AsyncAPI Specification

asyncapi: 2.6.0
info:
  title: Deepgram Text-to-Speech Streaming Events
  description: >-
    The Deepgram Text-to-Speech streaming API provides real-time speech
    synthesis over a WebSocket connection. Text is sent as JSON messages
    and audio data is returned as binary WebSocket messages, enabling
    continuous streaming text-to-speech for conversational AI applications,
    voice agents, and real-time voice interfaces.
  version: '1.0'
  contact:
    name: Deepgram Support
    url: https://developers.deepgram.com
servers:
  production:
    url: 'wss://api.deepgram.com/v1/speak'
    protocol: wss
    description: >-
      Deepgram production WebSocket server for real-time text-to-speech
      streaming. Connect with query parameters to configure the voice model,
      encoding, and sample rate.
    security:
      - bearerAuth: []
  eu:
    url: 'wss://api.eu.deepgram.com/v1/speak'
    protocol: wss
    description: >-
      Deepgram EU WebSocket server for real-time text-to-speech streaming.
    security:
      - bearerAuth: []
channels:
  /v1/speak:
    description: >-
      WebSocket channel for real-time text-to-speech streaming. The client
      sends text as JSON messages and receives synthesized audio as binary
      frames. Connection parameters include model, encoding, sample_rate,
      and container settings.
    publish:
      operationId: sendTextForSpeech
      summary: Send text for speech synthesis
      description: >-
        Client sends JSON messages containing text to be synthesized into
        speech. Supports continuous streaming of text segments.
      message:
        oneOf:
          - $ref: '#/components/messages/TextInput'
          - $ref: '#/components/messages/Flush'
          - $ref: '#/components/messages/Reset'
          - $ref: '#/components/messages/Close'
    subscribe:
      operationId: receiveSpeechAudio
      summary: Receive synthesized speech audio
      description: >-
        Server sends binary audio frames and JSON control messages as
        speech is synthesized from the input text.
      message:
        oneOf:
          - $ref: '#/components/messages/AudioData'
          - $ref: '#/components/messages/Flushed'
          - $ref: '#/components/messages/Warning'
          - $ref: '#/components/messages/TTSError'
components:
  securitySchemes:
    bearerAuth:
      type: http
      scheme: bearer
      description: >-
        Deepgram API key passed as a token query parameter or Authorization
        header when establishing the WebSocket connection.
  messages:
    TextInput:
      name: TextInput
      title: Text Input
      summary: Text to synthesize into speech
      description: >-
        JSON message containing text to be converted to speech audio. Text
        is synthesized incrementally as it is received.

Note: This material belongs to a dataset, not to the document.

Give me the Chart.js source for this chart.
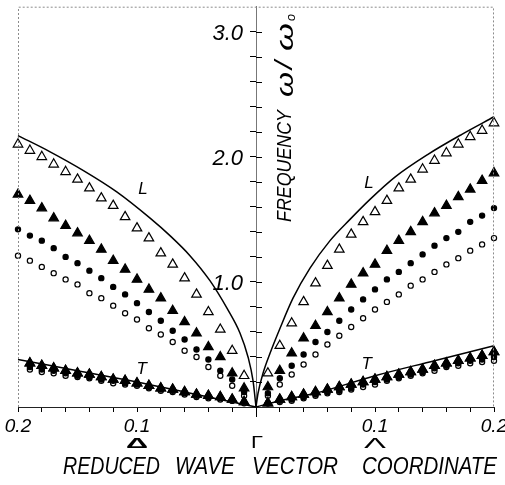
<!DOCTYPE html>
<html>
<head>
<meta charset="utf-8">
<script src="https://cdn.jsdelivr.net/npm/chart.js@4.4.0/dist/chart.umd.min.js"></script>
<style>
  html, body { margin: 0; padding: 0; background: #fff; }
</style>
</head>
<body>
<canvas id="dispersion" width="505" height="485"></canvas>
<script>
/* --------------- Reduced wave vector of the measured points (both directions) --------------- */
const qSteps = [0.01, 0.02, 0.03, 0.04, 0.05, 0.06, 0.07, 0.08, 0.09, 0.10,
                0.11, 0.12, 0.13, 0.14, 0.15, 0.16, 0.17, 0.18, 0.19, 0.20];

/* --------------- Open triangles --------------------- */
const openTriDeltaL  = [0.25, 0.45, 0.62, 0.76, 0.90, 1.03, 1.14, 1.23, 1.35, 1.43, 1.52, 1.61, 1.67, 1.75, 1.82, 1.88, 1.94, 2.00, 2.05, 2.10];
const openTriLambdaL = [0.27, 0.49, 0.67, 0.84, 0.99, 1.13, 1.26, 1.38, 1.48, 1.56, 1.65, 1.75, 1.82, 1.90, 1.97, 2.03, 2.10, 2.16, 2.21, 2.27];
const openTriDeltaT  = [0.04, 0.06, 0.08, 0.09, 0.10, 0.12, 0.14, 0.15, 0.17, 0.19, 0.21, 0.22, 0.24, 0.26, 0.27, 0.29, 0.31, 0.33, 0.35, null];
const openTriLambdaT = [0.03, 0.06, 0.08, 0.10, 0.12, 0.14, 0.16, 0.18, 0.20, 0.22, 0.24, 0.26, 0.28, 0.30, 0.33, 0.35, 0.37, 0.39, 0.41, 0.44];

/* --------------- Filled triangles --------------------- */
const fillTriDeltaL  = [0.15, 0.27, 0.40, 0.48, 0.59, 0.68, 0.77, 0.87, 0.94, 1.02, 1.10, 1.17, 1.26, 1.33, 1.39, 1.45, 1.51, 1.59, 1.65, 1.70];
const fillTriLambdaL = [0.16, 0.29, 0.43, 0.55, 0.65, 0.76, 0.87, 0.98, 1.07, 1.14, 1.25, 1.33, 1.40, 1.48, 1.55, 1.61, 1.68, 1.74, 1.81, 1.87];
const fillTriDeltaT  = [0.04, 0.06, 0.08, 0.09, 0.10, 0.12, 0.14, 0.15, 0.17, 0.19, 0.21, 0.22, 0.24, 0.26, 0.27, 0.29, 0.31, 0.33, 0.35, null];
const fillTriLambdaT = [0.03, 0.06, 0.08, 0.10, 0.12, 0.14, 0.16, 0.18, 0.20, 0.22, 0.24, 0.26, 0.28, 0.30, 0.33, 0.35, 0.37, 0.39, 0.41, 0.44];

/* --------------- Filled circles --------------------- */
const fillDotDeltaL  = [0.12, 0.22, 0.29, 0.38, 0.46, 0.54, 0.61, 0.69, 0.76, 0.83, 0.90, 0.96, 1.03, 1.09, 1.15, 1.20, 1.27, 1.33, 1.37, 1.42];
const fillDotLambdaL = [0.11, 0.23, 0.33, 0.42, 0.52, 0.60, 0.69, 0.78, 0.86, 0.94, 1.02, 1.08, 1.15, 1.22, 1.29, 1.35, 1.40, 1.48, 1.53, 1.59];
const fillDotDeltaT  = [0.04, 0.05, 0.07, 0.08, 0.09, 0.11, 0.13, 0.14, 0.16, 0.18, 0.19, 0.21, 0.22, 0.24, 0.25, 0.27, 0.29, 0.30, 0.32, null];
const fillDotLambdaT = [0.03, 0.05, 0.06, 0.08, 0.10, 0.12, 0.13, 0.15, 0.18, 0.20, 0.22, 0.24, 0.26, 0.28, 0.31, 0.33, 0.35, 0.37, 0.38, 0.40];

/* --------------- Open circles --------------------- */
const openDotDeltaL  = [0.09, 0.17, 0.25, 0.32, 0.40, 0.45, 0.52, 0.58, 0.63, 0.70, 0.75, 0.81, 0.87, 0.91, 0.98, 1.02, 1.07, 1.12, 1.17, 1.21];
const openDotLambdaL = [0.09, 0.18, 0.26, 0.34, 0.42, 0.50, 0.57, 0.64, 0.71, 0.78, 0.84, 0.90, 0.97, 1.02, 1.08, 1.14, 1.19, 1.25, 1.30, 1.35];
const openDotDeltaT  = [0.03, 0.05, 0.06, 0.07, 0.08, 0.10, 0.12, 0.13, 0.15, 0.17, 0.18, 0.19, 0.21, 0.23, 0.24, 0.25, 0.27, 0.28, 0.30, null];
const openDotLambdaT = [0.03, 0.04, 0.05, 0.07, 0.09, 0.11, 0.12, 0.14, 0.16, 0.18, 0.21, 0.23, 0.25, 0.27, 0.29, 0.32, 0.33, 0.35, 0.36, 0.37];

/* --------------- Calculated curves (solid lines) --------------------- */
const curveLDeltaQ  = [0, 0.0025, 0.0067, 0.0134, 0.0244, 0.0387, 0.0555, 0.0723, 0.089, 0.117, 0.145, 0.173, 0.20];
const curveLDeltaW  = [0, 0.21, 0.40, 0.59, 0.79, 1.01, 1.21, 1.37, 1.51, 1.72, 1.89, 2.04, 2.17];
const curveLLambdaQ = [0, 0.0017, 0.0059, 0.0118, 0.0202, 0.0311, 0.0454, 0.0622, 0.079, 0.0958, 0.117, 0.1445, 0.173, 0.20];
const curveLLambdaW = [0, 0.11, 0.27, 0.43, 0.63, 0.87, 1.11, 1.33, 1.50, 1.66, 1.84, 2.02, 2.18, 2.32];
const curveTDeltaQ  = [0, 0.02, 0.05, 0.10, 0.15, 0.20];
const curveTDeltaW  = [0, 0.04, 0.10, 0.20, 0.29, 0.38];
const curveTLambdaQ = [0, 0.02, 0.05, 0.10, 0.15, 0.20];
const curveTLambdaW = [0, 0.05, 0.11, 0.25, 0.37, 0.49];

/* --------------- Axis tick labels --------------------- */
const xTickLabels = { "0.1": "0.1", "0.2": "0.2" };
const yTickLabels = { "1": "1.0", "2": "2.0", "3": "3.0" };

/* --------------- Helpers: Δ direction is drawn to the left of Γ --------------------- */
const toPoints = (deltaVals, lambdaVals) => {
  const pts = [];
  qSteps.forEach((q, i) => {
    if (deltaVals[i] != null) pts.push({ x: -q, y: deltaVals[i] });
    if (lambdaVals[i] != null) pts.push({ x: q, y: lambdaVals[i] });
  });
  return pts;
};
const toCurve = (qs, ws, sign) => {
  const pts = qs.map((q, i) => ({ x: sign * q, y: ws[i] }));
  return sign < 0 ? pts.reverse() : pts;
};

const FONT = '"Liberation Sans", Arial, sans-serif';

const markerSet = (label, pts, style, radius, filled) => ({
  label: label,
  data: pts,
  pointStyle: style,
  pointRadius: radius,
  pointHoverRadius: radius,
  pointBorderWidth: 1.2,
  pointBorderColor: "#000",
  pointBackgroundColor: filled ? "#000" : "#fff",
  showLine: false,
  clip: false,
});
const curveSet = (label, pts) => ({
  label: label,
  data: pts,
  showLine: true,
  pointRadius: 0,
  borderColor: "#000",
  borderWidth: 1.5,
  cubicInterpolationMode: "monotone",
  clip: false,
});

// draws text squeezed/stretched to a given width, starting at x (left aligned)
const fitText = (ctx, text, x, y, width, font) => {
  ctx.save();
  ctx.font = font;
  const w = ctx.measureText(text).width;
  ctx.translate(x, y);
  ctx.scale(width / w, 1);
  ctx.textAlign = "left";
  ctx.fillText(text, 0, 0);
  ctx.restore();
};

/* --------------- Extra drawing: frame, tick labels, inner tick halves, titles --------------------- */
const decorations = {
  id: "decorations",
  afterDraw(chart) {
    const { ctx, chartArea: a, scales: { x, y } } = chart;
    const x0 = x.getPixelForValue(0);
    ctx.save();

    // faint dotted frame
    ctx.strokeStyle = "#8c8c8c";
    ctx.lineWidth = 1;
    ctx.setLineDash([2, 2]);
    ctx.beginPath();
    ctx.moveTo(a.left + 0.5, a.bottom);
    ctx.lineTo(a.left + 0.5, a.top + 0.5);
    ctx.lineTo(a.right - 0.5, a.top + 0.5);
    ctx.lineTo(a.right - 0.5, a.bottom);
    ctx.stroke();
    ctx.setLineDash([]);

    // right half of the frequency ticks + Γ tick below the axis
    ctx.strokeStyle = "#000";
    ctx.beginPath();
    y.ticks.forEach((t) => {
      if (t.value > 3.1 || t.value < 0.1) return;
      const py = Math.round(y.getPixelForValue(t.value)) + 0.5;
      ctx.moveTo(x0, py);
      ctx.lineTo(x0 + 6, py);
    });
    ctx.moveTo(Math.round(x0) + 0.5, a.bottom);
    ctx.lineTo(Math.round(x0) + 0.5, a.bottom + 10);
    ctx.stroke();

    ctx.fillStyle = "#000";
    ctx.textBaseline = "middle";

    // frequency tick labels, left of the central axis
    ctx.textAlign = "right";
    ctx.font = "italic 22px " + FONT;
    y.ticks.forEach((t) => {
      const lbl = yTickLabels[String(Math.round(t.value * 10) / 10)];
      if (lbl) ctx.fillText(lbl, x0 - 13, y.getPixelForValue(t.value) + 2);
    });

    // branch labels
    ctx.textAlign = "center";
    ctx.font = "italic 17px " + FONT;
    [["L", -0.095, 1.74], ["L", 0.095, 1.79], ["T", -0.096, 0.30], ["T", 0.093, 0.34]].forEach(([t, q, w]) => {
      ctx.fillText(t, x.getPixelForValue(q), y.getPixelForValue(w));
    });

    // symmetry point and directions
    const symY = a.bottom + 37;
    fitText(ctx, "Δ", x.getPixelForValue(-0.1) - 11, symY, 22, "bold 15px " + FONT);
    fitText(ctx, "Γ", x0 - 5, symY, 12, "16px " + FONT);
    fitText(ctx, "Λ", x.getPixelForValue(0.1) - 11, symY, 22, "15px " + FONT);

    // x axis title, word by word
    const titleFont = "italic 23px " + FONT;
    [["REDUCED", 63, 97], ["WAVE", 175, 60], ["VECTOR", 252, 86], ["COORDINATE", 362, 135]].forEach(([word, left, w]) => {
      fitText(ctx, word, left, a.bottom + 61, w, titleFont);
    });

    // y axis title, rotated, right of the axis (local x runs upwards)
    ctx.save();
    ctx.translate(x0 + 29, 118);
    ctx.rotate(-Math.PI / 2);
    fitText(ctx, "FREQUENCY", -104, 0, 112, "italic 21px " + FONT);
    fitText(ctx, "ω", 21, 1, 25, "italic 24px " + FONT);
    fitText(ctx, "/", 49, 0, 8, "italic 24px " + FONT);
    fitText(ctx, "ω", 67, 1, 28, "italic 24px " + FONT);
    fitText(ctx, "o", 97, 7, 7, "italic 12px " + FONT);
    ctx.restore();

    ctx.restore();
  },
};

/* --------------- Chart --------------------- */
const dispersionChart = new Chart(document.getElementById("dispersion"), {
  type: "scatter",
  plugins: [decorations],
  data: {
    datasets: [
      markerSet("filled triangles", toPoints(fillTriDeltaL, fillTriLambdaL).concat(toPoints(fillTriDeltaT, fillTriLambdaT)), "triangle", 5.5, true),
      markerSet("open triangles", toPoints(openTriDeltaL, openTriLambdaL).concat(toPoints(openTriDeltaT, openTriLambdaT)), "triangle", 5.5, false),
      markerSet("filled circles", toPoints(fillDotDeltaL, fillDotLambdaL).concat(toPoints(fillDotDeltaT, fillDotLambdaT)), "circle", 2.6, true),
      markerSet("open circles", toPoints(openDotDeltaL, openDotLambdaL).concat(toPoints(openDotDeltaT, openDotLambdaT)), "circle", 2.6, false),
      curveSet("L delta", toCurve(curveLDeltaQ, curveLDeltaW, -1)),
      curveSet("L lambda", toCurve(curveLLambdaQ, curveLLambdaW, 1)),
      curveSet("T delta", toCurve(curveTDeltaQ, curveTDeltaW, -1)),
      curveSet("T lambda", toCurve(curveTLambdaQ, curveTLambdaW, 1)),
    ],
  },
  options: {
    responsive: false,
    animation: false,
    devicePixelRatio: 1,
    layout: { padding: { left: 18, right: 11, top: 4, bottom: 0 } },
    plugins: {
      legend: { display: false },
      tooltip: { enabled: false },
    },
    scales: {
      x: {
        type: "linear",
        position: "bottom",
        min: -0.2,
        max: 0.2,
        afterFit: (scale) => {
          scale.height = 78;
          scale.paddingLeft = 0;
          scale.paddingRight = 0;
        },
        border: { color: "#222", width: 1 },
        grid: { drawOnChartArea: false, tickLength: 5, color: "#000", lineWidth: 1 },
        ticks: {
          stepSize: 0.02,
          autoSkip: false,
          maxRotation: 0,
          padding: 3,
          color: "#000",
          font: { family: FONT, size: 19, style: "italic" },
          callback: (v) => xTickLabels[Math.abs(Math.round(v * 100) / 100).toString()] || "",
        },
      },
      y: {
        type: "linear",
        position: { x: 0 },
        min: 0,
        max: 3.2,
        afterFit: (scale) => {
          scale.width = 0;
          scale.paddingTop = 0;
          scale.paddingBottom = 0;
        },
        border: { color: "#777", width: 1, dash: [3, 2] },
        grid: {
          drawOnChartArea: false,
          tickLength: 6,
          color: (c) => (c.tick && c.tick.value > 3.1 ? "rgba(0,0,0,0)" : "#000"),
        },
        ticks: {
          display: false,
          stepSize: 0.2,
          autoSkip: false,
        },
      },
    },
  },
});
</script>
</body>
</html>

      contentType: application/json
      payload:
        $ref: '#/components/schemas/TextInputPayload'
    Flush:
      name: Flush
      title: Flush
      summary: Flush pending text
      description: >-
        Signals the server to immediately synthesize any buffered text and
        return audio for it.
      contentType: application/json
      payload:
        $ref: '#/components/schemas/FlushPayload'
    Reset:
      name: Reset
      title: Reset
      summary: Reset the synthesis state
      description: >-
        Resets the text-to-speech synthesis state, clearing any buffered
        text that has not yet been synthesized.
      contentType: application/json
      payload:
        $ref: '#/components/schemas/ResetPayload'
    Close:
      name: Close
      title: Close
      summary: Close the streaming session
      description: >-
        Signals the server to finalize synthesis and close the connection
        after all pending audio has been returned.

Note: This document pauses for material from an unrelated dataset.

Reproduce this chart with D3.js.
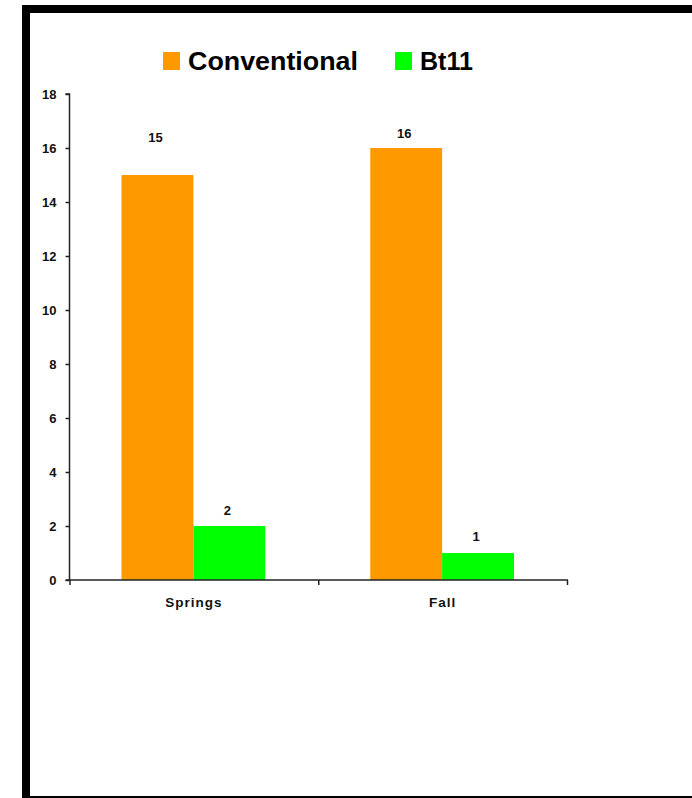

      contentType: application/json
      payload:
        $ref: '#/components/schemas/ClosePayload'
    AudioData:
      name: AudioData
      title: Audio Data
      summary: Synthesized speech audio data
      description: >-
        Binary WebSocket message containing synthesized speech audio in the
        encoding format configured at connection time.
      contentType: application/octet-stream
      payload:
        type: string
        format: binary
        description: >-
          Raw binary audio data in the configured encoding format.
    Flushed:
      name: Flushed
      title: Flushed
      summary: Flush confirmation
      description: >-
        Confirmation that all buffered text has been synthesized and the
        corresponding audio has been sent.
      contentType: application/json
      payload:
        $ref: '#/components/schemas/FlushedPayload'
    Warning:
      name: Warning
      title: Warning
      summary: Warning message
      description: >-
        Non-fatal warning about the streaming session.
      contentType: application/json
      payload:
        $ref: '#/components/schemas/WarningPayload'
    TTSError:
      name: TTSError
      title: Error
      summary: Error message
      description: >-
        Error event indicating an issue with the text-to-speech session.
      contentType: application/json
      payload:
        $ref: '#/components/schemas/TTSErrorPayload'
  schemas:
    TextInputPayload:
      type: object
      required:
        - type
        - text
      properties:
        type:
          type: string
          const: Speak
          description: >-
            Message type identifier.
        text:
          type: string
          description: >-
            Text content to synthesize into speech.
    FlushPayload:
      type: object
      required:
        - type
      properties:
        type:
          type: string
          const: Flush
          description: >-
            Message type identifier.
    ResetPayload:
      type: object
      required:
        - type
      properties:
        type:
          type: string
          const: Reset
          description: >-
            Message type identifier.
    ClosePayload:
      type: object
      required:
        - type
      properties:
        type:
          type: string
          const: Close
          description: >-
            Message type identifier.
    FlushedPayload:
      type: object
      properties:
        type:
          type: string
          const: Flushed
          description: >-
            Message type identifier.
        sequence_id:
          type: integer
          description: >-
            Sequence identifier for the flush operation.
    WarningPayload:
      type: object
      properties:
        type:
          type: string
          const: Warning
          description: >-
            Message type identifier.
        warn_code:
          type: string
          description: >-
            Warning code.
        warn_msg:
          type: string
          description: >-
            Human-readable warning message.
    TTSErrorPayload:
      type: object
      properties:
        type:
          type: string
          const: Error
          description: >-
            Message type identifier.
        err_code:
          type: string
          description: >-
            Error code.
        err_msg:
          type: string
          description: >-
            Human-readable error message.